The words that turn up most often in probability questions — and what each one means in plain English.

Probability
A number from 0 to 1 that says how likely something is to happen.
Outcome
One possible result of a draw (for example, pulling out a red marble).
Sample space
The full list of every possible outcome (red, blue, green if the bag holds those three colours).
Event
One or more outcomes you're interested in (for example, "drawing red or blue").
Draw
A single pick from the bag.
Independent events
One result doesn't change the chance of the next (with-replacement draws).
Dependent events
One result changes the chance of the next (without-replacement draws).
With replacement
You put the marble back before the next draw, so the bag stays the same.
Without replacement
You keep the marble out, so the bag changes for the next draw.
Mutually exclusive
Two events that can't both happen at once (a single marble is red or blue, not both).
Favourable outcomes
The outcomes you're counting (the red marbles, if you want P(red)).
Fair (or unbiased)
Every marble has the same chance of being picked — what "drawing without looking" means.

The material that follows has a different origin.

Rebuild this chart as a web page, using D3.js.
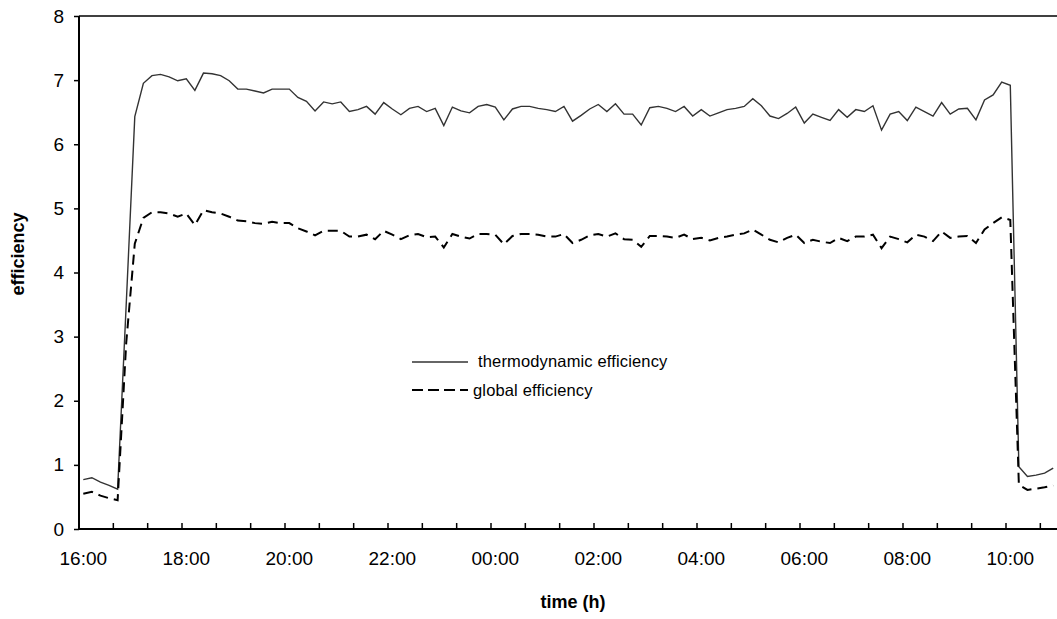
<!DOCTYPE html>
<html>
<head>
<meta charset="utf-8">
<script src="https://cdn.jsdelivr.net/npm/d3@7"></script>
<style>
    body { margin: 0; background: #fff; }
    text { font-family: Arial, "Liberation Sans", sans-serif; fill: #000; }
</style>
</head>
<body>
<div id="wrapper"></div>
<script>
// one value every 10 minutes, starting at 16:00
const startTime = "16:00";
const stepMinutes = 10;
const tickLabels = ["16:00","18:00","20:00","22:00","00:00","02:00","04:00","06:00","08:00","10:00"];
const yTicks = [0,1,2,3,4,5,6,7,8];

const thermodynamic = [
    0.77,0.80,0.73,0.68,0.62,3.50,6.43,6.95,7.07,7.09,
    7.05,6.99,7.02,6.84,7.11,7.10,7.07,6.99,6.86,6.86,
    6.83,6.80,6.86,6.86,6.86,6.73,6.67,6.52,6.66,6.63,
    6.66,6.51,6.54,6.59,6.47,6.65,6.55,6.46,6.56,6.59,
    6.51,6.56,6.29,6.58,6.52,6.49,6.59,6.62,6.58,6.38,
    6.55,6.59,6.59,6.56,6.54,6.51,6.59,6.36,6.45,6.55,
    6.62,6.51,6.63,6.47,6.47,6.30,6.57,6.59,6.56,6.51,
    6.59,6.44,6.54,6.44,6.49,6.54,6.56,6.59,6.71,6.60,
    6.44,6.40,6.48,6.58,6.33,6.47,6.42,6.37,6.54,6.42,
    6.54,6.51,6.60,6.22,6.47,6.51,6.37,6.58,6.51,6.44,
    6.65,6.47,6.55,6.56,6.38,6.69,6.77,6.97,6.92,0.97,
    0.82,0.84,0.87,0.95
];

const global = [
    0.55,0.58,0.52,0.48,0.45,2.90,4.45,4.85,4.94,4.94,
    4.92,4.87,4.92,4.74,4.97,4.94,4.92,4.87,4.81,4.80,
    4.77,4.76,4.79,4.77,4.77,4.69,4.64,4.58,4.65,4.65,
    4.65,4.56,4.56,4.59,4.52,4.65,4.59,4.52,4.58,4.60,
    4.55,4.56,4.39,4.60,4.56,4.53,4.60,4.60,4.59,4.44,
    4.57,4.60,4.60,4.59,4.56,4.56,4.60,4.46,4.51,4.58,
    4.60,4.56,4.61,4.52,4.51,4.40,4.57,4.57,4.56,4.54,
    4.59,4.52,4.54,4.50,4.54,4.56,4.59,4.61,4.67,4.59,
    4.51,4.47,4.54,4.59,4.46,4.51,4.48,4.46,4.54,4.49,
    4.56,4.56,4.59,4.38,4.56,4.52,4.47,4.59,4.56,4.49,
    4.64,4.54,4.56,4.57,4.46,4.67,4.77,4.86,4.82,0.69,
    0.61,0.63,0.65,0.68
];

function buildTimes(n) {
    var parts = startTime.split(":");
    var start = +parts[0]*60 + +parts[1];
    var out = [];
    for(let i=0; i<n; i++) {
        var m = (start + i*stepMinutes) % (24*60);
        out.push(String(Math.floor(m/60)).padStart(2,"0") + ":" + String(m%60).padStart(2,"0"));
    }
    return out;
}

const times = buildTimes(thermodynamic.length);

var dimension = {
    width: 1057,
    height: 619,
    margin: { top: 16, right: -0.5, bottom: 90, left: 79 }
}
dimension.boundedWidth = dimension.width - dimension.margin.left - dimension.margin.right;
dimension.boundedHeight = dimension.height - dimension.margin.top - dimension.margin.bottom;

const wrapper = d3.select("#wrapper")
    .append("svg")
    .attr("width", dimension.width)
    .attr("height", dimension.height);

const bounds = wrapper.append("g")
    .attr("transform", `translate(${dimension.margin.left},${dimension.margin.top})`);

const x = d3.scaleBand()
    .domain(times)
    .range([0, dimension.boundedWidth])
    .paddingInner(0)
    .paddingOuter(0);

const y = d3.scaleLinear()
    .domain([0, 8])
    .range([dimension.boundedHeight, 0]);

const cx = t => x(t) + x.bandwidth()/2;

// top border
bounds.append("line")
    .attr("x1", 0).attr("x2", dimension.boundedWidth)
    .attr("y1", y(8)).attr("y2", y(8))
    .attr("stroke", "#000").attr("stroke-width", 1.5);

// y axis
const yAxis = bounds.append("g")
    .call(d3.axisLeft(y).tickValues(yTicks).tickSize(5).tickPadding(10).tickFormat(d3.format("d")));
yAxis.select(".domain").attr("stroke-width", 2).attr("d", `M0,${y(0)}V${y(8)}`);
yAxis.selectAll(".tick line").attr("stroke-width", 1.5);
yAxis.selectAll("text")
    .style("font-size", "19px")
    .attr("font-family", null);

// x axis: ticks every 4 categories, labels every 12
const tickIdx = d3.range(0, times.length + 1, 4);
const xAxisG = bounds.append("g")
    .attr("transform", `translate(0,${dimension.boundedHeight})`);

xAxisG.append("line")
    .attr("x1", 0).attr("x2", dimension.boundedWidth)
    .attr("stroke", "#000").attr("stroke-width", 2);

xAxisG.selectAll(".xtick")
    .data(tickIdx)
    .enter()
    .append("line")
    .attr("class", "xtick")
    .attr("x1", d => d < times.length ? x(times[d]) : dimension.boundedWidth)
    .attr("x2", d => d < times.length ? x(times[d]) : dimension.boundedWidth)
    .attr("y1", 0).attr("y2", -6)
    .attr("stroke", "#000").attr("stroke-width", 1.5);

xAxisG.selectAll(".xlabel")
    .data(tickLabels)
    .enter()
    .append("text")
    .attr("class", "xlabel")
    .attr("x", d => cx(d))
    .attr("y", 36)
    .style("font-size", "19px")
    .style("text-anchor", "middle")
    .text(d => d);

// lines
const solidLine = d3.line()
    .x((d,i) => cx(times[i]))
    .y(d => y(d));

bounds.append("path")
    .datum(thermodynamic)
    .attr("d", solidLine)
    .attr("fill", "none")
    .attr("stroke", "#333")
    .attr("stroke-width", 1.4)
    .attr("stroke-linejoin", "miter");

bounds.append("path")
    .datum(global)
    .attr("d", solidLine)
    .attr("fill", "none")
    .attr("stroke", "#000")
    .attr("stroke-width", 2)
    .attr("stroke-dasharray", "10,6");

// axis titles
wrapper.append("text")
    .attr("transform", "translate(24,254) rotate(-90)")
    .style("font-size", "18px")
    .style("font-weight", "bold")
    .style("text-anchor", "middle")
    .text("efficiency");

wrapper.append("text")
    .attr("x", 573)
    .attr("y", 608)
    .style("font-size", "18px")
    .style("font-weight", "bold")
    .style("text-anchor", "middle")
    .text("time (h)");

// legend
const legend = wrapper.append("g");
legend.append("line")
    .attr("x1", 412).attr("x2", 468).attr("y1", 362).attr("y2", 362)
    .attr("stroke", "#333").attr("stroke-width", 1.4);
legend.append("text")
    .attr("x", 478).attr("y", 367)
    .style("font-size", "16.5px")
    .style("letter-spacing", "0.15px")
    .text("thermodynamic efficiency");
legend.append("line")
    .attr("x1", 412).attr("x2", 468).attr("y1", 390).attr("y2", 390)
    .attr("stroke", "#000").attr("stroke-width", 2)
    .attr("stroke-dasharray", "11,5");
legend.append("text")
    .attr("x", 473).attr("y", 396)
    .style("font-size", "16.5px")
    .style("letter-spacing", "0.15px")
    .text("global efficiency");
</script>
</body>
</html>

Frequently asked questions

What is probability?

A number from 0 to 1 that tells you how likely something is. 0 means it can't happen; 1 means it definitely will. Anything in between is a fraction — like 5/12 for drawing red from a bag of 12 marbles where 5 are red.

How do you calculate probability?

Count the outcomes you want (favourable), then divide by the total number of outcomes. P(A) = favourable ÷ total. For a bag of 5 red and 7 blue, P(red) = 5/12.

What's the difference between with and without replacement?

With replacement, you put the marble back, so the bag stays the same and every draw has the same chances. Without replacement, you keep the marble out, so the bag changes and the chances change with it.

How do you calculate the probability of two draws?

Multiply the chance of the first by the chance of the second. With replacement the chances stay the same; without replacement, use the bag's new counts after the first draw.

What does "P(red or blue)" mean?

Add the two chances. If the bag has 5 red, 4 blue and 3 green, then P(red or blue) = 5/12 + 4/12 = 9/12 = 3/4. Add for "or" (mutually exclusive), multiply for "and".

Are the marble draws fair?

Yes — the tool picks one marble at random each draw, with every marble having an equal chance. That's exactly what "drawing without looking" means in probability questions.

Is probability on the ACER, Edutest or AAS scholarship test?

Yes — at the Year 6 and Year 7 entry level, probability and chance questions appear in the maths or numerical reasoning section. With/without replacement on coloured-counter problems is a classic.

What year do you learn probability in the Australian curriculum?

From Foundation up: chance vocabulary first (likely / unlikely), listing outcomes by Year 5, sample spaces by Year 7, and with/without replacement formally introduced in Year 9 — the concept this tool demonstrates.